• [Problem requirements] Wherever a line holds the string "matplotlib", copy that line.
========
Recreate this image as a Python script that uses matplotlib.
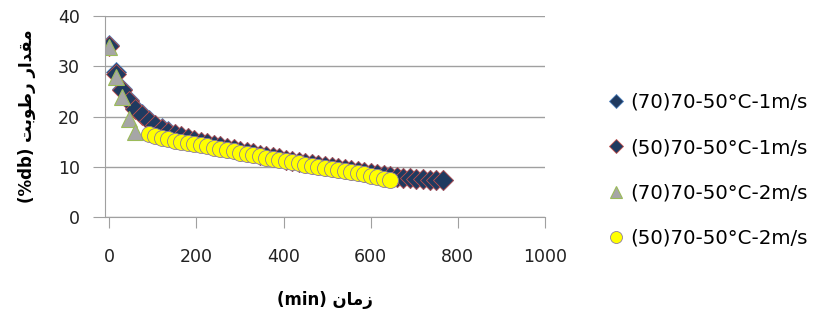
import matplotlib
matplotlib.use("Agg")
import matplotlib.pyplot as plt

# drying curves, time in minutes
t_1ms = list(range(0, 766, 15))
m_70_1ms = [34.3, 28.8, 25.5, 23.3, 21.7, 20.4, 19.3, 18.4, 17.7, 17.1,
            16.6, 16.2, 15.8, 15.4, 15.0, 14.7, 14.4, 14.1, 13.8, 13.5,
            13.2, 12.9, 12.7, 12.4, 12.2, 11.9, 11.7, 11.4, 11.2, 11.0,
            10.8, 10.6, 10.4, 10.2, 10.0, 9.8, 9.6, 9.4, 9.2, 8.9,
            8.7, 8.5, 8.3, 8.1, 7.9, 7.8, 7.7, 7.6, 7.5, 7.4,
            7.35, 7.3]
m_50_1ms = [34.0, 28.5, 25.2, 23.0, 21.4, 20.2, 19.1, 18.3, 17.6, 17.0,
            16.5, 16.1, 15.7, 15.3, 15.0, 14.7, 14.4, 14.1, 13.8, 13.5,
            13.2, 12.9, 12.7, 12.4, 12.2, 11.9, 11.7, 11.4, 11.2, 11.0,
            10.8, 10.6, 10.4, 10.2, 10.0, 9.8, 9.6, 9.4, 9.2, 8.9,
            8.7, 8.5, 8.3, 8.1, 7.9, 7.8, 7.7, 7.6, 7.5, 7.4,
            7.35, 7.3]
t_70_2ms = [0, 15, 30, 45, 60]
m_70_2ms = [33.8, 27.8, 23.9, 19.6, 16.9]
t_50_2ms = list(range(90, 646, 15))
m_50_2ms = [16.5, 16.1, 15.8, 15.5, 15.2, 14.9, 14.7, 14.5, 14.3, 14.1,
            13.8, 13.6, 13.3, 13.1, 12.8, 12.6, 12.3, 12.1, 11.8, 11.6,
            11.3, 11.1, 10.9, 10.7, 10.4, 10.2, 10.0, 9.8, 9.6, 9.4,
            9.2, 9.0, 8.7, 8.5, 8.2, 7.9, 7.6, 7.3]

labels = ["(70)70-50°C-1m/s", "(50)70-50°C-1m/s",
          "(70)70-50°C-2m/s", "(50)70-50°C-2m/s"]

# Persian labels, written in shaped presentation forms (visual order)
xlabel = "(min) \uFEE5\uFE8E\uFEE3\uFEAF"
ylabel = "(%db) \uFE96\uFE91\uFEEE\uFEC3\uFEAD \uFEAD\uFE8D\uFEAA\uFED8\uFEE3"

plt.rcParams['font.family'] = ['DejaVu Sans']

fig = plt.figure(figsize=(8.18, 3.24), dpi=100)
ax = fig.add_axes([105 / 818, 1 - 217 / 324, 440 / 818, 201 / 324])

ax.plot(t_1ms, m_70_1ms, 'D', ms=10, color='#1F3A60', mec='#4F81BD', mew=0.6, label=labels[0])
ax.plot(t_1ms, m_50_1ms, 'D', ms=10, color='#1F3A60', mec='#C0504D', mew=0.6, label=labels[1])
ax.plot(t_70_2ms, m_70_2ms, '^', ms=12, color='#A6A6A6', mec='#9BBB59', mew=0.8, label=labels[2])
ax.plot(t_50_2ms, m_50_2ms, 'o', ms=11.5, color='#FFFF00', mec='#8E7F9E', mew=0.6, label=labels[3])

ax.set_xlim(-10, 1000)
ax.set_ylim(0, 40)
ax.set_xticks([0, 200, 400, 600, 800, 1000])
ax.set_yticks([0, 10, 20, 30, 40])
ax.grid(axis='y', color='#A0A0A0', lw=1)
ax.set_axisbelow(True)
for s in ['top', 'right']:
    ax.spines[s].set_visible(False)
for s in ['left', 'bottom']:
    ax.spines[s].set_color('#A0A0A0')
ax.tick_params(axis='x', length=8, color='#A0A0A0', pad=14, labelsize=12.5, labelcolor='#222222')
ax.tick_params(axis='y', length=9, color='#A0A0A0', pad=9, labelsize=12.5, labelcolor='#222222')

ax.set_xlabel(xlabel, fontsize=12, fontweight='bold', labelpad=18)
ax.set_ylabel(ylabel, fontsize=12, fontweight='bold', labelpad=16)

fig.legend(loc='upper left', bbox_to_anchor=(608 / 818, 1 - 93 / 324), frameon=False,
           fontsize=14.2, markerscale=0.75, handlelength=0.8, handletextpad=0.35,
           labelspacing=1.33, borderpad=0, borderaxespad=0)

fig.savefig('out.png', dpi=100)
========
• [Task result]
Recreate this image as a Python script that uses matplotlib.
import matplotlib
matplotlib.use("Agg")
import matplotlib.pyplot as plt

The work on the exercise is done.